**Work required**
Find the lines holding the string "matplotlib" in the data, then copy all of them.

**Data shown**

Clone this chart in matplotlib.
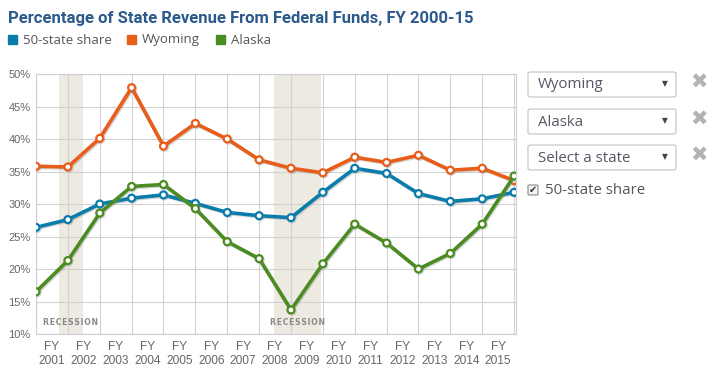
import matplotlib
matplotlib.use("Agg")
import matplotlib.pyplot as plt
import matplotlib.patheffects as pe
from matplotlib.patches import FancyBboxPatch, Rectangle
import numpy as np

# 数据：FY 2000-15 联邦资金占州收入的比例 (%)
years = list(range(2000, 2016))
share_50 = [26.4, 27.6, 30.0, 30.9, 31.4, 30.1, 28.7, 28.2, 27.9, 31.8, 35.5, 34.7, 31.6, 30.4, 30.8, 31.8]
wyoming = [35.8, 35.7, 40.1, 47.9, 38.9, 42.4, 40.0, 36.8, 35.5, 34.8, 37.2, 36.4, 37.5, 35.2, 35.5, 33.6]
alaska = [16.5, 21.3, 28.6, 32.7, 33.0, 29.3, 24.2, 21.6, 13.7, 20.8, 26.9, 24.0, 20.0, 22.4, 26.9, 34.3]
fy_labels = ["FY\n%d" % y for y in range(2001, 2016)]
yticks = [10, 15, 20, 25, 30, 35, 40, 45, 50]
recessions = [(0.72, 1.47), (7.47, 8.94)]

BLUE = "#0a7cab"
ORANGE = "#e85d1a"
GREEN = "#4b8c22"
TITLE = "#2b5a8c"
GRAY_TXT = "#666666"

W, H = 721, 369
fig = plt.figure(figsize=(W / 100, H / 100), dpi=100)


def fx(px):
    return px / W


def fy(py):
    return 1 - py / H


# ---------- 主图 ----------
ax = fig.add_axes([fx(36), fy(334), fx(480), 260 / H])
x = np.arange(len(years))

for x0, x1 in recessions:
    ax.axvspan(x0, x1, color="#edeae2", zorder=0, lw=0)
    ax.text((x0 + x1) / 2, 11.8, "\u200a".join("RECESSION"), ha="center", va="center",
            fontsize=5.6, fontweight="bold", color="#8a8a8a",
            family="DejaVu Sans", zorder=1)

shadow = [pe.SimpleLineShadow(offset=(0.8, -0.8), shadow_color="#888888", alpha=0.35),
          pe.Normal()]
for vals, col in [(wyoming, ORANGE), (share_50, BLUE), (alaska, GREEN)]:
    ax.plot(x, vals, color=col, lw=2.6, marker="o", ms=5, mfc="white",
            mec=col, mew=1.6, zorder=3, path_effects=shadow,
            solid_joinstyle="round")

ax.set_xlim(0, 15.06)
ax.set_ylim(10, 50)
ax.set_yticks(yticks)
ax.set_yticklabels(["%d%%" % v for v in yticks])
ax.set_xticks(x)
ax.set_xticklabels([])
ax.set_xticks(x[:-1] + 0.5, minor=True)
ax.set_xticklabels(fy_labels, minor=True)
ax.tick_params(axis="both", which="both", length=0, colors=GRAY_TXT, labelsize=8)
ax.tick_params(axis="x", which="minor", labelsize=8.6, pad=5)
ax.tick_params(axis="y", pad=4)
for lab in ax.get_xticklabels(minor=True) + ax.get_yticklabels():
    lab.set_family("Liberation Sans")
    lab.set_linespacing(1.2)
ax.grid(True, which="major", color="#d2d2d2", lw=0.8)
ax.set_axisbelow(True)
for s in ax.spines.values():
    s.set_color("#cfcfcf")
    s.set_linewidth(0.8)

# ---------- 标题与图例 ----------
fig.text(fx(8), fy(18), "Percentage of State Revenue From Federal Funds, FY 2000-15",
         fontsize=12, fontweight="bold", color=TITLE, family="Roboto",
         va="center", ha="left")

legend_items = [(8, "50-state share", BLUE), (127, "Wyoming", ORANGE), (216, "Alaska", GREEN)]
for px, label, col in legend_items:
    fig.patches.append(Rectangle((fx(px), fy(44)), fx(9), 9 / H, color=col,
                                 transform=fig.transFigure))
    fig.text(fx(px + 15), fy(40), label, fontsize=9.5, color="#555555",
             family="Open Sans", va="center", ha="left")

# ---------- 右侧下拉框 ----------
boxes = [(72, "Wyoming"), (109, "Alaska"), (145, "Select a state")]
for top, label in boxes:
    fig.patches.append(FancyBboxPatch((fx(528), fy(top + 25)), fx(148), 25 / H,
                                      boxstyle="round,pad=0,rounding_size=0.004",
                                      fc="white", ec="#c8c8c8", lw=0.9,
                                      transform=fig.transFigure))
    fig.text(fx(538), fy(top + 13), label, fontsize=10.8, color="#555566",
             family="Open Sans", va="center", ha="left")
    fig.text(fx(665), fy(top + 12), "▼", fontsize=5.5, color="#444444",
             family="DejaVu Sans", va="center", ha="center")
    fig.text(fx(699), fy(top + 11), "✖", fontsize=15, color="#b3b3b3",
             family="DejaVu Sans", va="center", ha="center")

fig.patches.append(FancyBboxPatch((fx(528), fy(195)), fx(10), 10 / H,
                                  boxstyle="round,pad=0,rounding_size=0.002",
                                  fc="#f4f4f4", ec="#888888", lw=0.8,
                                  transform=fig.transFigure))
fig.text(fx(533), fy(190), "✔", fontsize=7, color="#333333",
         family="DejaVu Sans", va="center", ha="center")
fig.text(fx(545), fy(190), "50-state share", fontsize=10.8, color="#555555",
         family="Open Sans", va="center", ha="left")

fig.savefig("out.png", dpi=100)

**Final answer**
Clone this chart in matplotlib.
import matplotlib
matplotlib.use("Agg")
import matplotlib.pyplot as plt
import matplotlib.patheffects as pe
from matplotlib.patches import FancyBboxPatch, Rectangle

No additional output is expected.